(RECORDS SUPPLIED):
- - - - -

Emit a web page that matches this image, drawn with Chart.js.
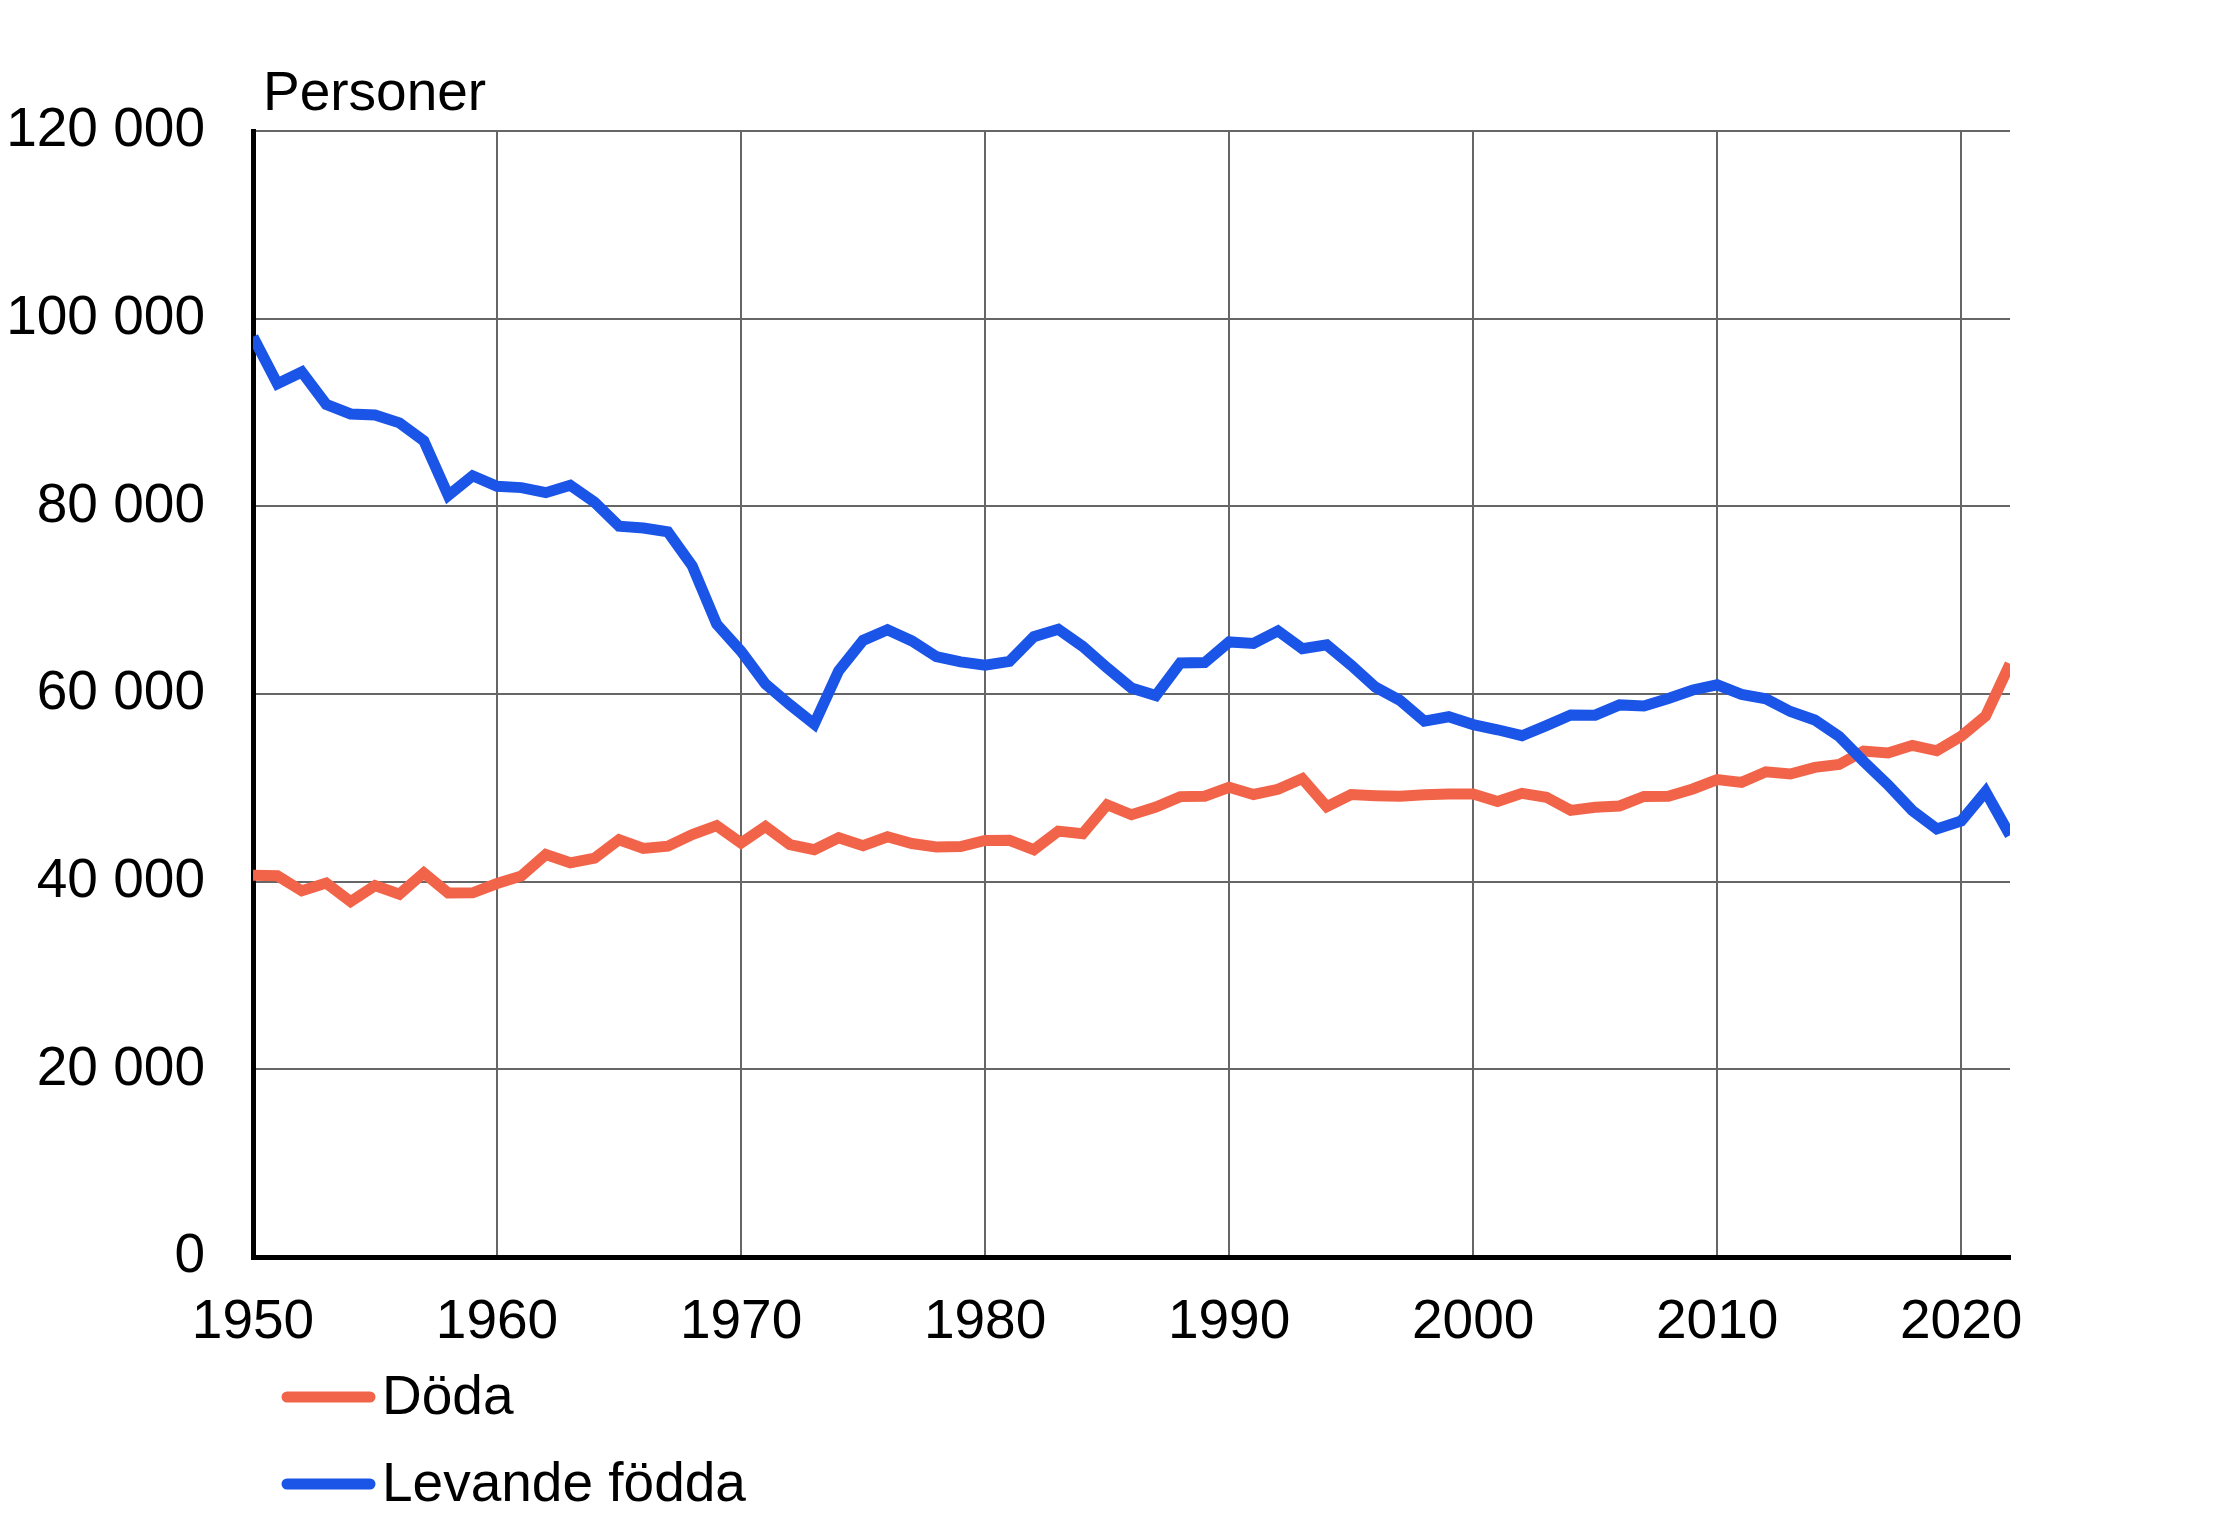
<!DOCTYPE html>
<html lang="sv">
<head>
  <meta charset="UTF-8" />
  <title>Döda och levande födda</title>
  <script src="https://cdn.jsdelivr.net/npm/chart.js"></script>
  <style>
    html, body { margin: 0; padding: 0; background: #fff; }
    .wrap { width: 2221px; height: 1528px; position: relative; }
  </style>
</head>
<body>
  <div class="wrap">
    <canvas id="chart"></canvas>
  </div>

  <script>
    // data
    const years = [];
    for (let y = 1950; y <= 2022; y++) years.push(y);

    const doda = [
      40681, 40626, 39020, 39845, 37883, 39573, 38658, 40932, 38784, 38807,
      39797, 40616, 42889, 42010, 42512, 44473, 43548, 43790, 45013, 45966,
      44119, 45876, 43958, 43410, 44676, 43828, 44786, 44065, 43692, 43738,
      44398, 44404, 43408, 45388, 45098, 48198, 47135, 47949, 49063, 49110,
      50058, 49294, 49844, 50988, 48000, 49280, 49167, 49108, 49262, 49345,
      49339, 48550, 49418, 48996, 47600, 47928, 48065, 49077, 49094, 49883,
      50887, 50585, 51707, 51472, 52186, 52492, 53923, 53722, 54527, 53949,
      55488, 57659, 63219
    ];

    const levandeFodda = [
      98065, 93063, 94314, 90866, 89845, 89740, 88896, 86985, 81148, 83253,
      82129, 81996, 81454, 82251, 80428, 77885, 77697, 77289, 73654, 67450,
      64559, 61067, 58864, 56787, 62472, 65719, 66846, 65659, 63983, 63428,
      63064, 63469, 66106, 66892, 65076, 62796, 60632, 59827, 63316, 63348,
      65549, 65395, 66731, 64826, 65231, 63067, 60723, 59329, 57108, 57574,
      56742, 56189, 55555, 56630, 57758, 57745, 58840, 58729, 59530, 60430,
      60980, 59961, 59493, 58134, 57232, 55472, 52814, 50321, 47577, 45613,
      46463, 49594, 44951
    ];

    const seriesNames = ['Döda', 'Levande födda'];
    const yUnit = 'Personer';

    const RED = '#f26449';
    const BLUE = '#1a55e8';
    const FONT = '"Liberation Sans", Arial, sans-serif';
    const FSIZE = 55;

    function pts(vals) {
      return years.map((y, i) => ({ x: y, y: vals[i] }));
    }

    function fmt(v) {
      return String(v).replace(/\B(?=(\d{3})+(?!\d))/g, ' ');
    }

    // unit label top-left and the legend under the axis
    const extras = {
      id: 'extras',
      afterDraw(chart) {
        const c = chart.ctx;
        c.save();
        c.fillStyle = '#000';
        c.font = FSIZE + 'px ' + FONT;
        c.textBaseline = 'alphabetic';
        c.textAlign = 'left';
        c.fillText(yUnit, 263, 110);

        const rows = [1397, 1484];
        chart.data.datasets.forEach((ds, i) => {
          const y = rows[i];
          c.strokeStyle = ds.borderColor;
          c.lineWidth = 11;
          c.lineCap = 'round';
          c.beginPath();
          c.moveTo(287, y);
          c.lineTo(370, y);
          c.stroke();
          c.fillStyle = '#000';
          c.textBaseline = 'middle';
          c.fillText(ds.label, 382, y + 2);
        });
        c.restore();
      }
    };

    const ctx = document.getElementById('chart').getContext('2d');

    new Chart(ctx, {
      type: 'line',
      data: {
        datasets: [
          {
            label: seriesNames[0],
            data: pts(doda),
            borderColor: RED,
            borderWidth: 11,
            pointRadius: 0,
            tension: 0,
            order: 1
          },
          {
            label: seriesNames[1],
            data: pts(levandeFodda),
            borderColor: BLUE,
            borderWidth: 11,
            pointRadius: 0,
            tension: 0,
            order: 0
          }
        ]
      },
      options: {
        responsive: true,
        maintainAspectRatio: false,
        animation: false,
        devicePixelRatio: 1,
        layout: { padding: { left: 0, right: 211, top: 131, bottom: 0 } },
        plugins: {
          legend: { display: false },
          tooltip: { enabled: false }
        },
        scales: {
          x: {
            type: 'linear',
            min: 1950,
            max: 2022,
            afterFit(s) { s.height = 271; },
            grid: { color: '#666', lineWidth: 2, drawTicks: false },
            border: { color: '#000', width: 5 },
            ticks: {
              stepSize: 10,
              includeBounds: false,
              padding: 33,
              color: '#000',
              font: { family: FONT, size: FSIZE },
              maxRotation: 0,
              autoSkip: false,
              callback: v => String(v)
            }
          },
          y: {
            min: 0,
            max: 120000,
            afterFit(s) { s.width = 253; },
            grid: { color: '#666', lineWidth: 2, drawTicks: false },
            border: { color: '#000', width: 5 },
            ticks: {
              stepSize: 20000,
              padding: 48,
              color: '#000',
              font: { family: FONT, size: FSIZE },
              callback: v => fmt(v)
            }
          }
        }
      },
      plugins: [extras]
    });
  </script>
</body>
</html>
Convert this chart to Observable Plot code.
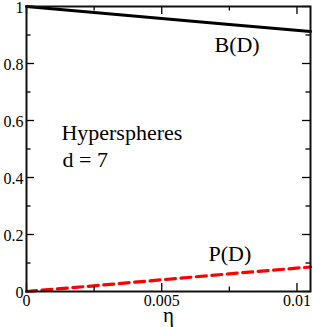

- - - - -

(DIRECTION): Write out the records above once more, word for word, with no pictures.

(EXPECTED ANSWER):
Emit a web page that matches this image, drawn with Chart.js.
<!DOCTYPE html>
<html lang="sv">
<head>
  <meta charset="UTF-8" />
  <title>Döda och levande födda</title>
  <script src="https://cdn.jsdelivr.net/npm/chart.js"></script>
  <style>
    html, body { margin: 0; padding: 0; background: #fff; }
    .wrap { width: 2221px; height: 1528px; position: relative; }
  </style>
</head>
<body>
  <div class="wrap">
    <canvas id="chart"></canvas>
  </div>

  <script>
    // data
    const years = [];
    for (let y = 1950; y <= 2022; y++) years.push(y);

    const doda = [
      40681, 40626, 39020, 39845, 37883, 39573, 38658, 40932, 38784, 38807,
      39797, 40616, 42889, 42010, 42512, 44473, 43548, 43790, 45013, 45966,
      44119, 45876, 43958, 43410, 44676, 43828, 44786, 44065, 43692, 43738,
      44398, 44404, 43408, 45388, 45098, 48198, 47135, 47949, 49063, 49110,
      50058, 49294, 49844, 50988, 48000, 49280, 49167, 49108, 49262, 49345,
      49339, 48550, 49418, 48996, 47600, 47928, 48065, 49077, 49094, 49883,
      50887, 50585, 51707, 51472, 52186, 52492, 53923, 53722, 54527, 53949,
      55488, 57659, 63219
    ];

    const levandeFodda = [
      98065, 93063, 94314, 90866, 89845, 89740, 88896, 86985, 81148, 83253,
      82129, 81996, 81454, 82251, 80428, 77885, 77697, 77289, 73654, 67450,
      64559, 61067, 58864, 56787, 62472, 65719, 66846, 65659, 63983, 63428,
      63064, 63469, 66106, 66892, 65076, 62796, 60632, 59827, 63316, 63348,
      65549, 65395, 66731, 64826, 65231, 63067, 60723, 59329, 57108, 57574,
      56742, 56189, 55555, 56630, 57758, 57745, 58840, 58729, 59530, 60430,
      60980, 59961, 59493, 58134, 57232, 55472, 52814, 50321, 47577, 45613,
      46463, 49594, 44951
    ];

    const seriesNames = ['Döda', 'Levande födda'];
    const yUnit = 'Personer';

    const RED = '#f26449';
    const BLUE = '#1a55e8';
    const FONT = '"Liberation Sans", Arial, sans-serif';
    const FSIZE = 55;

    function pts(vals) {
      return years.map((y, i) => ({ x: y, y: vals[i] }));
    }

    function fmt(v) {
      return String(v).replace(/\B(?=(\d{3})+(?!\d))/g, ' ');
    }

    // unit label top-left and the legend under the axis
    const extras = {
      id: 'extras',
      afterDraw(chart) {
        const c = chart.ctx;
        c.save();
        c.fillStyle = '#000';
        c.font = FSIZE + 'px ' + FONT;
        c.textBaseline = 'alphabetic';
        c.textAlign = 'left';
        c.fillText(yUnit, 263, 110);

        const rows = [1397, 1484];
        chart.data.datasets.forEach((ds, i) => {
          const y = rows[i];
          c.strokeStyle = ds.borderColor;
          c.lineWidth = 11;
          c.lineCap = 'round';
          c.beginPath();
          c.moveTo(287, y);
          c.lineTo(370, y);
          c.stroke();
          c.fillStyle = '#000';
          c.textBaseline = 'middle';
          c.fillText(ds.label, 382, y + 2);
        });
        c.restore();
      }
    };

    const ctx = document.getElementById('chart').getContext('2d');

    new Chart(ctx, {
      type: 'line',
      data: {
        datasets: [
          {
            label: seriesNames[0],
            data: pts(doda),
            borderColor: RED,
            borderWidth: 11,
            pointRadius: 0,
            tension: 0,
            order: 1
          },
          {
            label: seriesNames[1],
            data: pts(levandeFodda),
            borderColor: BLUE,
            borderWidth: 11,
            pointRadius: 0,
            tension: 0,
            order: 0
          }
        ]
      },
      options: {
        responsive: true,
        maintainAspectRatio: false,
        animation: false,
        devicePixelRatio: 1,
        layout: { padding: { left: 0, right: 211, top: 131, bottom: 0 } },
        plugins: {
          legend: { display: false },
          tooltip: { enabled: false }
        },
        scales: {
          x: {
            type: 'linear',
            min: 1950,
            max: 2022,
            afterFit(s) { s.height = 271; },
            grid: { color: '#666', lineWidth: 2, drawTicks: false },
            border: { color: '#000', width: 5 },
            ticks: {
              stepSize: 10,
              includeBounds: false,
              padding: 33,
              color: '#000',
              font: { family: FONT, size: FSIZE },
              maxRotation: 0,
              autoSkip: false,
              callback: v => String(v)
            }
          },
          y: {
            min: 0,
            max: 120000,
            afterFit(s) { s.width = 253; },
            grid: { color: '#666', lineWidth: 2, drawTicks: false },
            border: { color: '#000', width: 5 },
            ticks: {
              stepSize: 20000,
              padding: 48,
              color: '#000',
              font: { family: FONT, size: FSIZE },
              callback: v => fmt(v)
            }
          }
        }
      },
      plugins: [extras]
    });
  </script>
</body>
</html>
Convert this chart to Observable Plot code.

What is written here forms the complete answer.